***** Exercise inputs
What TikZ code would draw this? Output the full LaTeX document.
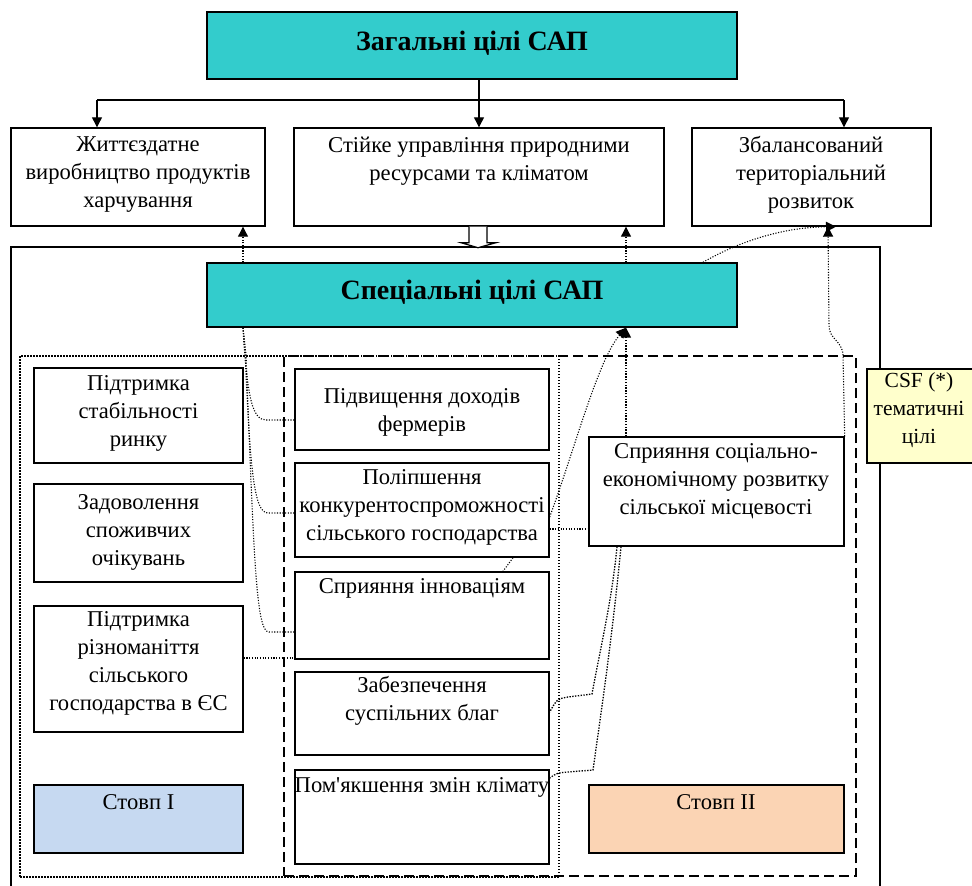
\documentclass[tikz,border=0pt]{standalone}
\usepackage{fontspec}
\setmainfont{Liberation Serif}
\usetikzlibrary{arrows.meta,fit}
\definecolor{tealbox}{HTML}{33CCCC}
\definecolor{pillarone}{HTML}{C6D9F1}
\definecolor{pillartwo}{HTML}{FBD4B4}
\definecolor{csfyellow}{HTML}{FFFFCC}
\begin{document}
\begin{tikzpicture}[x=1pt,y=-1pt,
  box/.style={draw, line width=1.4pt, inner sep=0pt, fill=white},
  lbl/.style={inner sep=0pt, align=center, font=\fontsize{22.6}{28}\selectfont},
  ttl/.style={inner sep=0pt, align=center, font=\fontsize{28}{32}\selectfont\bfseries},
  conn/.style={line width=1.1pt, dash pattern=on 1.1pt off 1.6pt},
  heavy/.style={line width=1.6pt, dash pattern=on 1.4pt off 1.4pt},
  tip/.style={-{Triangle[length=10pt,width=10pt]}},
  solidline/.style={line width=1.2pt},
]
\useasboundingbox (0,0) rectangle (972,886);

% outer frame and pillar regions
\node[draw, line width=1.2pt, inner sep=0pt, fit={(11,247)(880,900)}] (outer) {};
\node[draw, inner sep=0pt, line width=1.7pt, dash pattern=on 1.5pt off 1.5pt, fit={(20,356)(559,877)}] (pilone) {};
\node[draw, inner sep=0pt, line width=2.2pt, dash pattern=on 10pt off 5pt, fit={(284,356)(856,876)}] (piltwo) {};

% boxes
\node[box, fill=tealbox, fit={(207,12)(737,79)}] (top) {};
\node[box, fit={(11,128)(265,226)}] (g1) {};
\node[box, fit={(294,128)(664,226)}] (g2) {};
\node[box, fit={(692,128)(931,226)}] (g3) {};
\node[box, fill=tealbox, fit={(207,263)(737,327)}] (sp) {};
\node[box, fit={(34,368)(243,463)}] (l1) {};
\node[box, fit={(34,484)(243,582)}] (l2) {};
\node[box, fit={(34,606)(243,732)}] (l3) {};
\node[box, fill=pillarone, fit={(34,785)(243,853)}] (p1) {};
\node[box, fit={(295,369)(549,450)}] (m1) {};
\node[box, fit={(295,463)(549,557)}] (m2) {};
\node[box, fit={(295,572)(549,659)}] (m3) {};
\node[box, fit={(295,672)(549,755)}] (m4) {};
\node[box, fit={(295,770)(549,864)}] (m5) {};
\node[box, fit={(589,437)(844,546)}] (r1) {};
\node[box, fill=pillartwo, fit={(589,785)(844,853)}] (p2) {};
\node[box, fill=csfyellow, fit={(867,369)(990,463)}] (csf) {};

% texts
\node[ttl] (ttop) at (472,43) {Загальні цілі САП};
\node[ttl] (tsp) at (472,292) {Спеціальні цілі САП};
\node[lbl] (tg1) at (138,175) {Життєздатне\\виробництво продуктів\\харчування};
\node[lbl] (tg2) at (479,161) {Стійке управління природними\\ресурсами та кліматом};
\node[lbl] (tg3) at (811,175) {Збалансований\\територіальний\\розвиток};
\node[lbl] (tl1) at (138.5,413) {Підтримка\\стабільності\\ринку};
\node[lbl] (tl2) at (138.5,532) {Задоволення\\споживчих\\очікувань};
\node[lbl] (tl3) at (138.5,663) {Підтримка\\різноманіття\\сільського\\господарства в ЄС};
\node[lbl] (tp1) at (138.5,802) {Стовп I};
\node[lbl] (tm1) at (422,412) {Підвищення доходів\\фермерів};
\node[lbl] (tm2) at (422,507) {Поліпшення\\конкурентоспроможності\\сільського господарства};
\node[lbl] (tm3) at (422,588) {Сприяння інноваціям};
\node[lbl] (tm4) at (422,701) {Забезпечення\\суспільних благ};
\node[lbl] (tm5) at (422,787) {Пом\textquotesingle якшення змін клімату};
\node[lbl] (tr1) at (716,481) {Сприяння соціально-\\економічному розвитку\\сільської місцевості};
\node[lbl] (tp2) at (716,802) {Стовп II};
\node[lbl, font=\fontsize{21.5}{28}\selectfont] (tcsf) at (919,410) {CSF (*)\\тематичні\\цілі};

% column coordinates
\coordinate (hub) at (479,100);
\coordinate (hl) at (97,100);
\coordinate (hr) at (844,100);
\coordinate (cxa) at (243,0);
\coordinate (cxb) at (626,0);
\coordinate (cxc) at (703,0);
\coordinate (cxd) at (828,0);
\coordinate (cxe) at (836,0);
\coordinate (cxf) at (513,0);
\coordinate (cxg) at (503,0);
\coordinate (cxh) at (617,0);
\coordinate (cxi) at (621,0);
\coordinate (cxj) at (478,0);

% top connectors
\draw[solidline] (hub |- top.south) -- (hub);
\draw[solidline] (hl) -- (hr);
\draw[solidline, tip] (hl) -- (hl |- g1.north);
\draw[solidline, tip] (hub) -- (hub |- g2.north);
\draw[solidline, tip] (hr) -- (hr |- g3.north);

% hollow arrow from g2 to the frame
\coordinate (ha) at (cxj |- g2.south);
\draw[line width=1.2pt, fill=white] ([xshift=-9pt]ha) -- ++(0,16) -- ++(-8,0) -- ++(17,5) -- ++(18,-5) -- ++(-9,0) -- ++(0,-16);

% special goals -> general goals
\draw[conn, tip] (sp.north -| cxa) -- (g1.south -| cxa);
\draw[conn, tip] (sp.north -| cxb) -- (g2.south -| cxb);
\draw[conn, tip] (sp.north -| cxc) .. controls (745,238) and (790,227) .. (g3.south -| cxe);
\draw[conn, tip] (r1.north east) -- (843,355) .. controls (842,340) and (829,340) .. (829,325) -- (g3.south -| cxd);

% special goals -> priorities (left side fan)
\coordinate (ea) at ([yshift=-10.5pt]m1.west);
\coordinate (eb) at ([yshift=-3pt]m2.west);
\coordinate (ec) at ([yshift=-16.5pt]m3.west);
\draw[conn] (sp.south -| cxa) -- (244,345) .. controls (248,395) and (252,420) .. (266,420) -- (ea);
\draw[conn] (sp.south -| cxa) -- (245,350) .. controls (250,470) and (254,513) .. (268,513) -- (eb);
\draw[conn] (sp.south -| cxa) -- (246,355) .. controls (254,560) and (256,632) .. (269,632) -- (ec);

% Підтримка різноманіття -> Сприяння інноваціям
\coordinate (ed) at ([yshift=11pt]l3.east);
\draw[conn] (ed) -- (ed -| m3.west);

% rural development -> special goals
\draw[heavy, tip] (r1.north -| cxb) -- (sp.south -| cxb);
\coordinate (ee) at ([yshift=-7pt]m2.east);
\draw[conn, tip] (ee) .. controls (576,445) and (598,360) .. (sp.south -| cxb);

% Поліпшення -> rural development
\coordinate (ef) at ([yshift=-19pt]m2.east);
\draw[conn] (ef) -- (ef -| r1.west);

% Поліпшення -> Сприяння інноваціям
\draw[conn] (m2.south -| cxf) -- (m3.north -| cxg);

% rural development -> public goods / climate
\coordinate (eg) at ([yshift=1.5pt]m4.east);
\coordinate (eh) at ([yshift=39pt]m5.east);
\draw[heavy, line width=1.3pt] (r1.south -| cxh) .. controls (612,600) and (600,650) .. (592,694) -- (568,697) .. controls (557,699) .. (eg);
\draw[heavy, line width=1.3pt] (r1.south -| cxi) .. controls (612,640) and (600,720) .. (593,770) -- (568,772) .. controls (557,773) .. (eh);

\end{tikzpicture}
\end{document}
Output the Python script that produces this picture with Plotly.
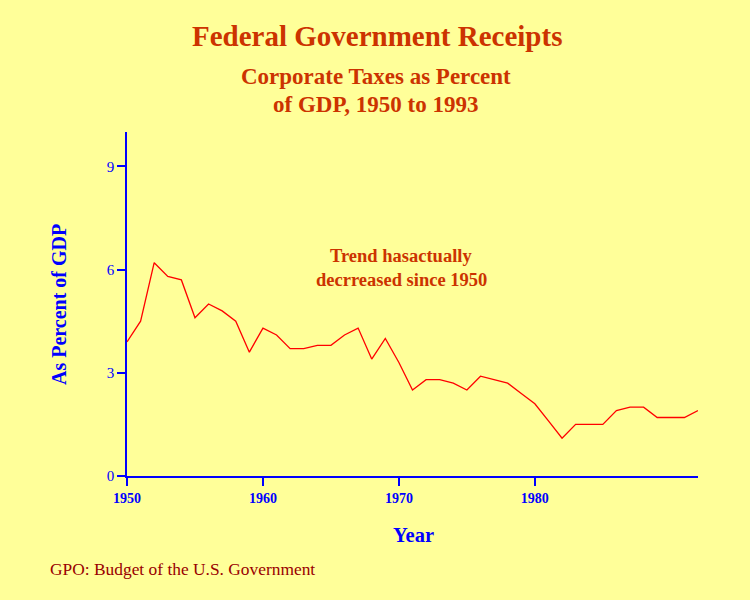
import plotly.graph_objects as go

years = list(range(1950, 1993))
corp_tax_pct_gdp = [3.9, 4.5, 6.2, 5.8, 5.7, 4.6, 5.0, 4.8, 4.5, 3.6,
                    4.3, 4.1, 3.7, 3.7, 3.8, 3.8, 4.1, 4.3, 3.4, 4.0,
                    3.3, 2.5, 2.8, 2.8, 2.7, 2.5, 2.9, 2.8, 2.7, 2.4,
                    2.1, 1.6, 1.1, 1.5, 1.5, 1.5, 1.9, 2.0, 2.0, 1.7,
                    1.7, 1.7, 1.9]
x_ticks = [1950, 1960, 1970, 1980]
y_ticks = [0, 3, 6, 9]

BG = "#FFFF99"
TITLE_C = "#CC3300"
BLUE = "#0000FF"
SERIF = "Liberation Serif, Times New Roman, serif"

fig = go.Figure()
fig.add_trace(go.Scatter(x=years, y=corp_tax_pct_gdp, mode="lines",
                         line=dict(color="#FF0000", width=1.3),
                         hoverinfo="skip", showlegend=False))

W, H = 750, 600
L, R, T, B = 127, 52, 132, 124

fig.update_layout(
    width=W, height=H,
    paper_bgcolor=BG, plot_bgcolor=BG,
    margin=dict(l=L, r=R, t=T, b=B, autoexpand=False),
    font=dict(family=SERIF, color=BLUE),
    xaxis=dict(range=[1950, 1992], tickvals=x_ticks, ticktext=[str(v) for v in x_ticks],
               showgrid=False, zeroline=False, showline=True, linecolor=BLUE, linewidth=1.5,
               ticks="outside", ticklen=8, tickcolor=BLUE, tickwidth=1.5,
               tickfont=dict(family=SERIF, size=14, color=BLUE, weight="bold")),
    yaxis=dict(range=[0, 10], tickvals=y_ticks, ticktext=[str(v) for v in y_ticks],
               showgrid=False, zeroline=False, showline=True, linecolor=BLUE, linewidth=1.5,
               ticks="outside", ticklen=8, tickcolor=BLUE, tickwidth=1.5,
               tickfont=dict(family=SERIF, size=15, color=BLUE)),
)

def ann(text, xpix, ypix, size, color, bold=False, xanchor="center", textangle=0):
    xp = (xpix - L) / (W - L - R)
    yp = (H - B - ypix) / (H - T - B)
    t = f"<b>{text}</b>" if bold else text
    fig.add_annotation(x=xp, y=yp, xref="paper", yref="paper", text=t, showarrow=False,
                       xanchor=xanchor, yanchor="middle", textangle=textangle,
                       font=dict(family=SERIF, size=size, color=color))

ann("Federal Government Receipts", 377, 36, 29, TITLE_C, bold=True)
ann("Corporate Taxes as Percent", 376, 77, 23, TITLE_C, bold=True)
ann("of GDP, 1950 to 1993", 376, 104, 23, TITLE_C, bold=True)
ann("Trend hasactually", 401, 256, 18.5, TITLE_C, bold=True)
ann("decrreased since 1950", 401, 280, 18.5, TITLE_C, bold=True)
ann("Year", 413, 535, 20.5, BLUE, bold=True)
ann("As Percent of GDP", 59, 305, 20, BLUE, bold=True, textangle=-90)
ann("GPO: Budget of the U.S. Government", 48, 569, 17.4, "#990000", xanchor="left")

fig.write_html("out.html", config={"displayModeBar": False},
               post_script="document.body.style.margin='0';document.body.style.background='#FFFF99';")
**********
§ **What you are asked to do**
Except for the pictures, write out exactly the lines from the line that contains "Output the Python" through the line that contains "L, R, T, B = 127, 52, 132, 124", including both.

§ **Response to the exercise**
Output the Python script that produces this picture with Plotly.
import plotly.graph_objects as go

years = list(range(1950, 1993))
corp_tax_pct_gdp = [3.9, 4.5, 6.2, 5.8, 5.7, 4.6, 5.0, 4.8, 4.5, 3.6,
                    4.3, 4.1, 3.7, 3.7, 3.8, 3.8, 4.1, 4.3, 3.4, 4.0,
                    3.3, 2.5, 2.8, 2.8, 2.7, 2.5, 2.9, 2.8, 2.7, 2.4,
                    2.1, 1.6, 1.1, 1.5, 1.5, 1.5, 1.9, 2.0, 2.0, 1.7,
                    1.7, 1.7, 1.9]
x_ticks = [1950, 1960, 1970, 1980]
y_ticks = [0, 3, 6, 9]

BG = "#FFFF99"
TITLE_C = "#CC3300"
BLUE = "#0000FF"
SERIF = "Liberation Serif, Times New Roman, serif"

fig = go.Figure()
fig.add_trace(go.Scatter(x=years, y=corp_tax_pct_gdp, mode="lines",
                         line=dict(color="#FF0000", width=1.3),
                         hoverinfo="skip", showlegend=False))

W, H = 750, 600
L, R, T, B = 127, 52, 132, 124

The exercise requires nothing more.